Review of Evil Eye

Evil Eye (1975)
7/10
Great, until the end
3 March 2019
Warning: Spoilers
This could have been some sort of weird-ass classic, if they'd actually included a satisfying ending. Spoilers ahead, even if the only spoiler is 'you'll come away from this one feeling let down'.

In Rome, rich playboy Dave or whatever has a strange dream where red-eyed naked hippy types scream wordlessly at him while a ritual is conducted. He awakes in his big rich guy villa with lots of partied-out people lay about, and orders his cockney (Spanish) butler to get rid of them all.

The dream haunts him throughout the day, and worse still, he meets a lady from out of town (Lone Fleming) who jumps at his name, saying she had a dream where Dave or whatever would kill her. Dave might be suffering brain problems, but there's nothing wrong with his balls: he puts the moves on Fleming but ends up tearing her throat out with his fist instead. Or does he?

So begins Dave's long weird journey, where nothing might be quite what it seems. His car breaks down at a house and an old woman lets him. He finds two people who claim to know him and who tell him the old woman is dead. Objects constantly move when he starts having one of his episodes. Someone who might be Dave visits an old friend and although we only get to see the back of his head, everyone treats Dave like he's Dave. Or do they?

Antony Steffen is brought in as the superstitious cop with a talisman to ward him from evil. He suffers from strange hearing loss from time to time, especially around the presence of possibly sinister brain doctor Richard Conte. He stops two men beating a woman only to find the woman grinning at him insanely before loads of rubble nearly kills him and the woman disappears. Or does she?

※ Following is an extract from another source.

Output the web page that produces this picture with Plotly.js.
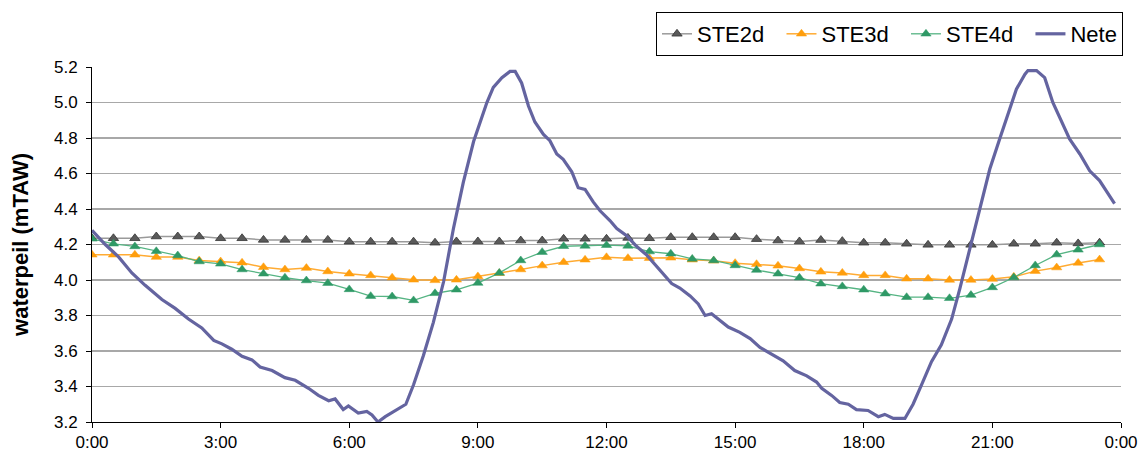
<!DOCTYPE html>
<html>
<head>
<meta charset="utf-8">
<script src="https://cdn.plot.ly/plotly-3.0.1.min.js"></script>
<style>
  html, body { margin: 0; padding: 0; background: #ffffff; }
  #chart { width: 1145px; height: 459px; }
</style>
</head>
<body>
<div id="chart"></div>
<script>
// ---- Data (hours since 0:00) ----
const steTimes = [0, 0.5, 1, 1.5, 2, 2.5, 3, 3.5, 4, 4.5, 5, 5.5, 6, 6.5, 7, 7.5,
  8, 8.5, 9, 9.5, 10, 10.5, 11, 11.5, 12, 12.5, 13, 13.5, 14, 14.5, 15, 15.5,
  16, 16.5, 17, 17.5, 18, 18.5, 19, 19.5, 20, 20.5, 21, 21.5, 22, 22.5, 23, 23.5];

const ste2d = [4.235, 4.235, 4.235, 4.245, 4.245, 4.245, 4.235, 4.235, 4.226, 4.226, 4.226, 4.226, 4.216, 4.216, 4.216, 4.216,
  4.210, 4.217, 4.217, 4.217, 4.222, 4.222, 4.232, 4.232, 4.232, 4.237, 4.235, 4.241, 4.241, 4.241, 4.241, 4.230,
  4.222, 4.217, 4.225, 4.219, 4.210, 4.210, 4.204, 4.198, 4.198, 4.198, 4.198, 4.204, 4.204, 4.210, 4.206, 4.210];

const ste3d = [4.142, 4.142, 4.142, 4.129, 4.129, 4.110, 4.104, 4.097, 4.072, 4.059, 4.067, 4.048, 4.035, 4.026, 4.013, 4.001,
  3.998, 4.001, 4.020, 4.038, 4.059, 4.081, 4.100, 4.114, 4.128, 4.123, 4.123, 4.125, 4.114, 4.108, 4.095, 4.089,
  4.080, 4.065, 4.046, 4.040, 4.026, 4.026, 4.007, 4.007, 4.000, 4.000, 4.005, 4.018, 4.050, 4.070, 4.096, 4.115];

const ste4d = [4.232, 4.204, 4.189, 4.162, 4.138, 4.104, 4.091, 4.059, 4.035, 4.013, 3.997, 3.982, 3.947, 3.909, 3.907, 3.885,
  3.925, 3.945, 3.983, 4.040, 4.110, 4.157, 4.190, 4.192, 4.196, 4.192, 4.160, 4.148, 4.119, 4.110, 4.082, 4.056,
  4.035, 4.013, 3.979, 3.964, 3.945, 3.923, 3.903, 3.903, 3.897, 3.915, 3.958, 4.014, 4.082, 4.143, 4.170, 4.200];

const neteTimes = [0.00, 0.31, 0.62, 0.93, 1.24, 1.63, 1.94, 2.25, 2.56, 2.84, 3.03, 3.26, 3.50, 3.73, 3.92, 4.20,
  4.50, 4.74, 5.05, 5.28, 5.52, 5.67, 5.86, 5.98, 6.21, 6.41, 6.53, 6.67, 6.84, 7.05, 7.32, 7.50,
  7.73, 7.96, 8.20, 8.43, 8.66, 8.90, 9.05, 9.21, 9.36, 9.56, 9.75, 9.87, 10.02, 10.18, 10.33, 10.53,
  10.68, 10.84, 10.99, 11.19, 11.34, 11.50, 11.69, 11.85, 12.08, 12.24, 12.47, 12.70, 12.94, 13.25, 13.52, 13.71,
  13.95, 14.14, 14.30, 14.45, 14.65, 14.84, 15.11, 15.35, 15.58, 15.85, 16.12, 16.39, 16.67, 16.90, 17.02, 17.25,
  17.44, 17.64, 17.83, 18.10, 18.34, 18.49, 18.69, 18.96, 19.15, 19.35, 19.58, 19.81, 20.05, 20.24, 20.47, 20.71,
  20.94, 21.17, 21.37, 21.56, 21.76, 21.83, 22.03, 22.22, 22.41, 22.61, 22.80, 23.04, 23.27, 23.50, 23.70, 23.85];

const nete = [4.28, 4.20, 4.13, 4.04, 3.97, 3.89, 3.84, 3.78, 3.73, 3.66, 3.64, 3.61, 3.57, 3.55, 3.51, 3.49,
  3.45, 3.435, 3.39, 3.35, 3.32, 3.33, 3.27, 3.29, 3.25, 3.26, 3.24, 3.20, 3.23, 3.26, 3.30, 3.41,
  3.575, 3.76, 3.99, 4.29, 4.55, 4.78, 4.89, 5.00, 5.085, 5.14, 5.175, 5.175, 5.11, 4.98, 4.89, 4.82,
  4.785, 4.71, 4.68, 4.61, 4.52, 4.51, 4.44, 4.39, 4.335, 4.29, 4.25, 4.19, 4.14, 4.055, 3.98, 3.955,
  3.91, 3.865, 3.80, 3.81, 3.77, 3.735, 3.705, 3.67, 3.62, 3.585, 3.545, 3.49, 3.46, 3.425, 3.39, 3.35,
  3.31, 3.30, 3.27, 3.265, 3.23, 3.243, 3.22, 3.22, 3.30, 3.41, 3.54, 3.635, 3.78, 3.95, 4.175, 4.40,
  4.625, 4.795, 4.945, 5.075, 5.16, 5.18, 5.18, 5.14, 5.00, 4.90, 4.795, 4.71, 4.615, 4.56, 4.485, 4.43];

const xTickVals = [0, 3, 6, 9, 12, 15, 18, 21, 24];
const xTickText = ["0:00", "3:00", "6:00", "9:00", "12:00", "15:00", "18:00", "21:00", "0:00"];
const seriesNames = ["STE2d", "STE3d", "STE4d", "Nete"];

// ---- Chart ----
const FONT = "Liberation Sans, Arial, sans-serif";
const PAD = "\u00a0\u00a0"; // visual spacing between legend entries

const traces = [
  {
    x: steTimes, y: ste2d, name: seriesNames[0] + PAD, type: "scatter", mode: "lines+markers",
    line: { color: "#9a9a9a", width: 1.5 },
    marker: { symbol: "triangle-up", size: 9, color: "#5a5a5a", line: { color: "#333333", width: 0.8 } }
  },
  {
    x: steTimes, y: ste3d, name: seriesNames[1] + PAD, type: "scatter", mode: "lines+markers",
    line: { color: "#ffab33", width: 1.5 },
    marker: { symbol: "triangle-up", size: 9, color: "#ff9e0d", line: { color: "#ff9e0d", width: 0.5 } }
  },
  {
    x: steTimes, y: ste4d, name: seriesNames[2] + PAD, type: "scatter", mode: "lines+markers",
    line: { color: "#55b483", width: 1.3 },
    marker: { symbol: "triangle-up", size: 9, color: "#2f9966", line: { color: "#2f9966", width: 0.5 } }
  },
  {
    x: neteTimes, y: nete, name: seriesNames[3], type: "scatter", mode: "lines",
    line: { color: "#6464a0", width: 3.2 }
  }
];

const layout = {
  width: 1145, height: 459,
  margin: { l: 92, r: 24, t: 67, b: 37 },
  paper_bgcolor: "#ffffff", plot_bgcolor: "#ffffff",
  font: { family: FONT, color: "#000000", size: 17 },
  showlegend: true,
  legend: {
    orientation: "h",
    xref: "container", yref: "container",
    x: 1123 / 1145, xanchor: "right",
    y: 1 - 12 / 459, yanchor: "top",
    bgcolor: "#ffffff", bordercolor: "#000000", borderwidth: 1,
    font: { family: FONT, size: 22, color: "#000000" },
    itemwidth: 30, traceorder: "normal"
  },
  xaxis: {
    range: [0, 24], tickmode: "array", tickvals: xTickVals, ticktext: xTickText,
    ticks: "outside", ticklen: 5, tickwidth: 1, tickcolor: "#000000",
    showline: true, linecolor: "#000000", linewidth: 1,
    showgrid: false, zeroline: false,
    tickfont: { family: FONT, size: 17, color: "#000000" }
  },
  yaxis: {
    range: [3.2, 5.2], tick0: 3.2, dtick: 0.2, tickformat: ".1f",
    ticks: "outside", ticklen: 5, tickwidth: 1, tickcolor: "#000000",
    showline: true, linecolor: "#000000", linewidth: 1,
    showgrid: true, gridcolor: "#a8a8a8", gridwidth: 1.2, zeroline: false,
    tickfont: { family: FONT, size: 17, color: "#000000" },
    ticklabelstandoff: 5,
    title: { text: "<b>waterpeil (mTAW)</b>", font: { family: FONT, size: 22, color: "#000000" }, standoff: 19 }
  },
  hovermode: false
};

Plotly.newPlot("chart", traces, layout, { displayModeBar: false, staticPlot: true });
</script>
</body>
</html>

Dave receives blackmailing letters from someone and his butler spews up a frog. He also gets it on with Richard Conte's assistant but then she asks him if he wants to listen to either Beethoven or Tom Jones but then puts on a different record altogether which spins so fast it flies into the air. Steffen goes to see Conte who is facing him but as Steffen leaves he finds Conte isn't facing him, then tells him he knows who the killer is without ever telling the audience who the killer is. Is Tom Jones Richard Conte in disguise?

I've tried to make this review as disjointed as the film. Nothing makes any sense but the whole bizarre merry-go-round is pretty entertaining as statues move, camera angles focus on things they shouldn't, people's characters change for no reason (especially the butler), but then everything is let down as you get to the end of the film and realise that every single question the film raised goes unanswered.

Was Dave possessed or was someone driving him crazy? Don't Know. Why did Antony Steffen say he knew who the killer was, then give up when his car broke down? Don't know. I don't think the filmmakers knew either. The closest I can come to an answer is that Conte was some sort of devil type who was punishing Dave for things his father had done.